The union choirs come from far and near. The metal workers of Brits also have a choir. They belong to a union called the Metal and Allied Workers Union (MAWU).


They got together after a strike. All 300 workers used to meet in the Catholic Hall everyday. And so when they started a choir, they sang about their strike and about their union. They sang:-


“Ke Fosatu Ke ya rona ethusang bad iri mobathapi Hore batle babone Ditshwanno tsa bona mabathaphing Amandla awethu Niyabasaba Asibasabi Siyabafuna”

“This Fosatu is ours It helps the workers against the bosses So they can get their rights The power is ours Are you afraid of them? We are not afraid, we want to get them”.


And then there is also the K- Team from the Kellogs factory on the East Rand. They tells us about one of their songs before they sing it. “This song is about Andries Raditsela, a shop steward for the Chemical and Industrial Workers Union. He was arrested by the police. Then they set him free. Two hours later he died, from head injuries.”

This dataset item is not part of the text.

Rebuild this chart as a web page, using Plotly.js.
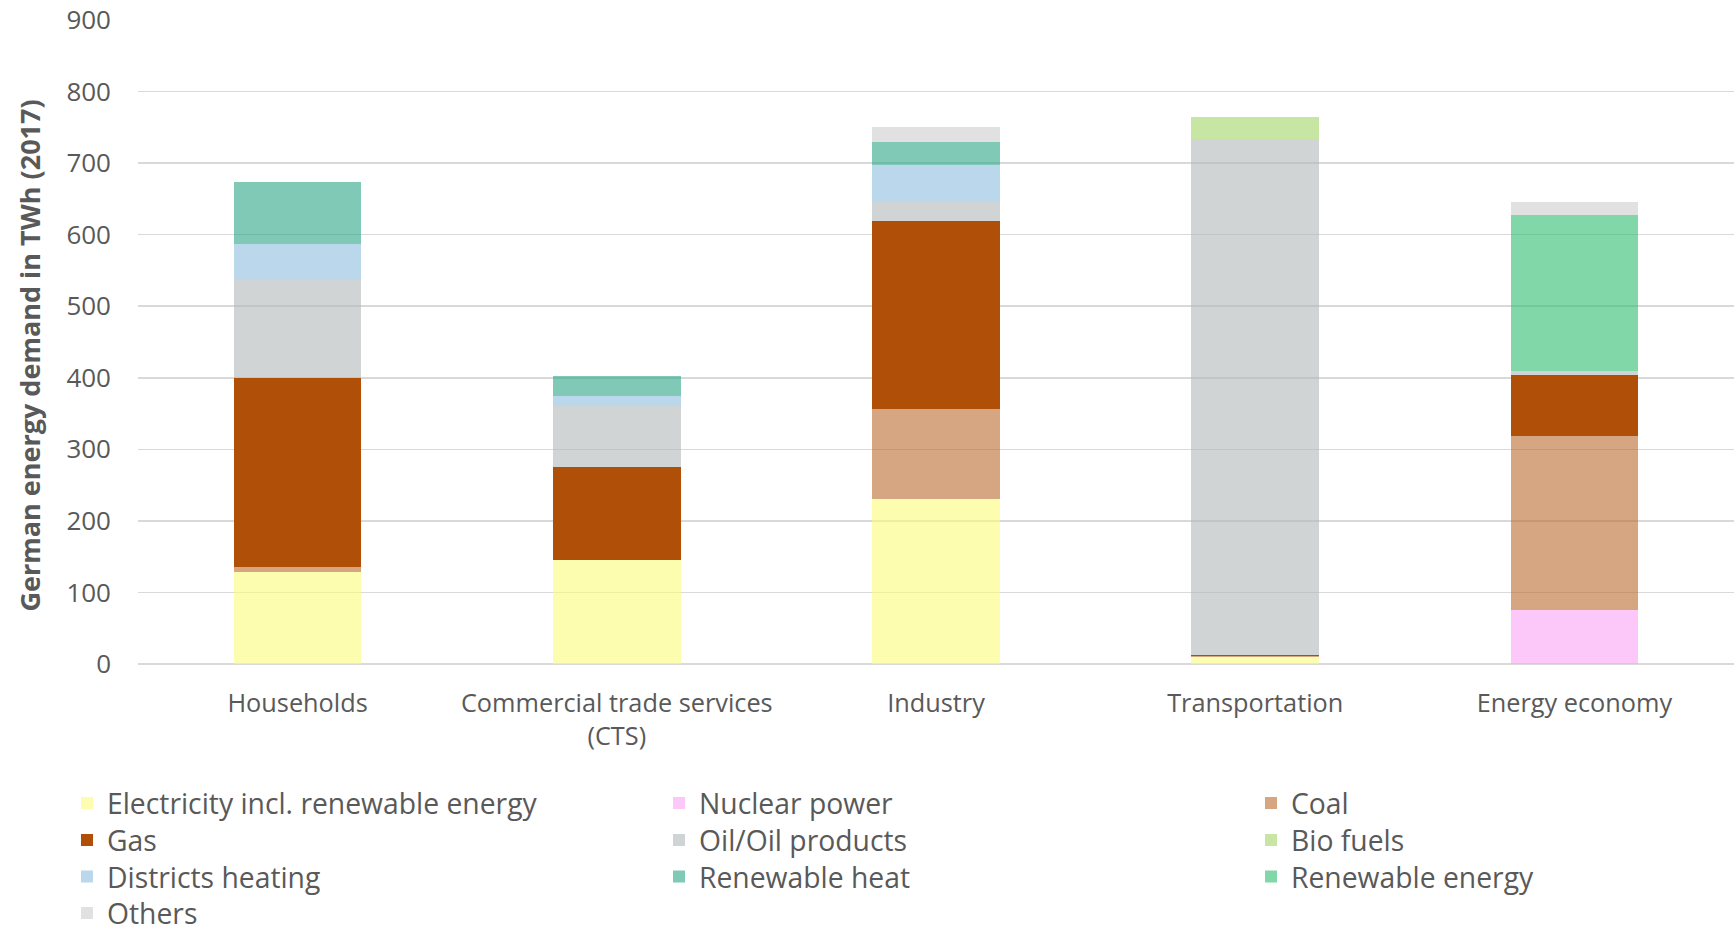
<!DOCTYPE html>
<html>
<head>
<meta charset="utf-8">
<script src="https://cdn.plot.ly/plotly-3.0.1.min.js"></script>
<style>html,body{margin:0;padding:0;background:#fff;}#chart{width:1734px;height:927px;}</style>
</head>
<body>
<div id="chart"></div>
<script>
// Categories (x axis)
const categories = ["Households", "Commercial trade services<br>(CTS)", "Industry", "Transportation", "Energy economy"];

// Series values in TWh (2017), stacked bottom to top
const electricity     = [129, 146, 231, 10, 0];
const nuclear         = [0, 0, 0, 0, 75];
const coal            = [6, 0, 126, 1, 243];
const gas             = [265, 129, 262, 1, 86];
const oil             = [136, 86, 27, 722, 6];
const bioFuels        = [0, 0, 0, 31, 0];
const districtHeating = [51, 14, 51, 0, 0];
const renewableHeat   = [87, 27, 33, 0, 0];
const renewableEnergy = [0, 0, 0, 0, 217];
const others          = [0, 0, 21, 0, 19];

const seriesNames = ["Electricity incl. renewable energy", "Nuclear power", "Coal", "Gas",
  "Oil/Oil products", "Bio fuels", "Districts heating", "Renewable heat", "Renewable energy", "Others"];
const seriesValues = [electricity, nuclear, coal, gas, oil, bioFuels, districtHeating, renewableHeat, renewableEnergy, others];
const seriesColors = ["rgba(252,252,122,0.6)", "rgba(250,163,247,0.6)", "rgba(187,107,47,0.6)", "rgb(176,79,7)",
  "rgba(178,183,183,0.6)", "rgba(163,213,102,0.6)", "rgba(142,188,223,0.6)", "rgba(43,165,133,0.6)",
  "rgba(47,188,110,0.6)", "rgba(203,205,203,0.6)"];
// legend layout: row-major, 3 columns (one legend per row)
const legendRow    = ["legend", "legend", "legend", "legend2", "legend2", "legend2", "legend3", "legend3", "legend3", "legend4"];
const legendColumn = [0, 1, 2, 0, 1, 2, 0, 1, 2, 0];
const columnWidths = [547, 547, 250];

const traces = seriesValues.map((vals, i) => ({
  type: "bar",
  name: seriesNames[i],
  x: categories,
  y: vals,
  marker: {color: seriesColors[i], line: {width: 0}},
  legend: legendRow[i],
  legendwidth: columnWidths[legendColumn[i]],
  hoverinfo: "x+y+name"
}));

const FONT = "Open Sans, Liberation Sans, sans-serif";
const legendBase = {
  orientation: "h", yanchor: "top", xanchor: "left", x: -0.04449,
  font: {family: FONT, size: 28.3, color: "#595959"},
  traceorder: "normal", bgcolor: "rgba(0,0,0,0)", borderwidth: 0
};

const layout = {
  width: 1734, height: 927,
  margin: {l: 138, r: 0, t: 20, b: 263, autoexpand: false},
  paper_bgcolor: "#ffffff", plot_bgcolor: "#ffffff",
  barmode: "stack", bargap: 0.6,
  font: {family: FONT, color: "#595959"},
  xaxis: {
    type: "category", showgrid: false, zeroline: false, showline: false, ticks: "",
    tickfont: {family: FONT, size: 25.3, color: "#595959"}, ticklabelstandoff: 22
  },
  yaxis: {
    range: [0, 900], dtick: 100, tick0: 0, showgrid: true, gridcolor: "#d9d9d9", gridwidth: 1.5,
    zeroline: true, zerolinecolor: "#d9d9d9", zerolinewidth: 1.5, showline: false, ticks: "",
    tickfont: {family: FONT, size: 26, color: "#595959"}, ticklabelstandoff: 26
  },
  showlegend: true,
  legend:  Object.assign({}, legendBase, {y: -0.1772}),
  legend2: Object.assign({}, legendBase, {y: -0.2346}),
  legend3: Object.assign({}, legendBase, {y: -0.2913}),
  legend4: Object.assign({}, legendBase, {y: -0.3480}),
  annotations: [{
    text: "German energy demand in TWh (2017)", textangle: -90,
    xref: "paper", yref: "paper", x: 0, y: 0.479, xshift: -108,
    xanchor: "center", yanchor: "middle", showarrow: false,
    font: {family: FONT, size: 27, color: "#595959", weight: "bold"}
  }]
};

Plotly.newPlot("chart", traces, layout, {displayModeBar: false, staticPlot: true});
</script>
</body>
</html>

These are not the only choirs. There are many others. There is the Umbrella Choir, the Frame Choir, the Pretoria Auto Plastics Choir, the Simba Quix Choir and still more. They are all from different unions and different places.


THE UNIONS HELP THE CHOIRS AND THE CHOIRS HELP THE UNIONS


The unions are pleased with the choirs. The workers are proud of them even if they don’t sing themselves. The choirs help the unions with their work. They help because they sing about what is happening in the unions or even in the country. The choirs also help to make long meetings more interesting. They show that the unions are not about work only.


“We try to bring new songs to the workers,” says Khosi. “We try not to sing old songs. People just get bored with this. Or the workers will join in – and a large meeting of workers will sing more powerfully than the choir anyway.


“Workers have taken some of our songs – and now they sing these songs in meetings. We have to work hard looking for and writing new songs.”


The choirs show the new feeling of working people today. They show us that people feel strong in them­ selves, strong to stand up and sing their own songs, strong to help people know their problems, and strong to do something about them.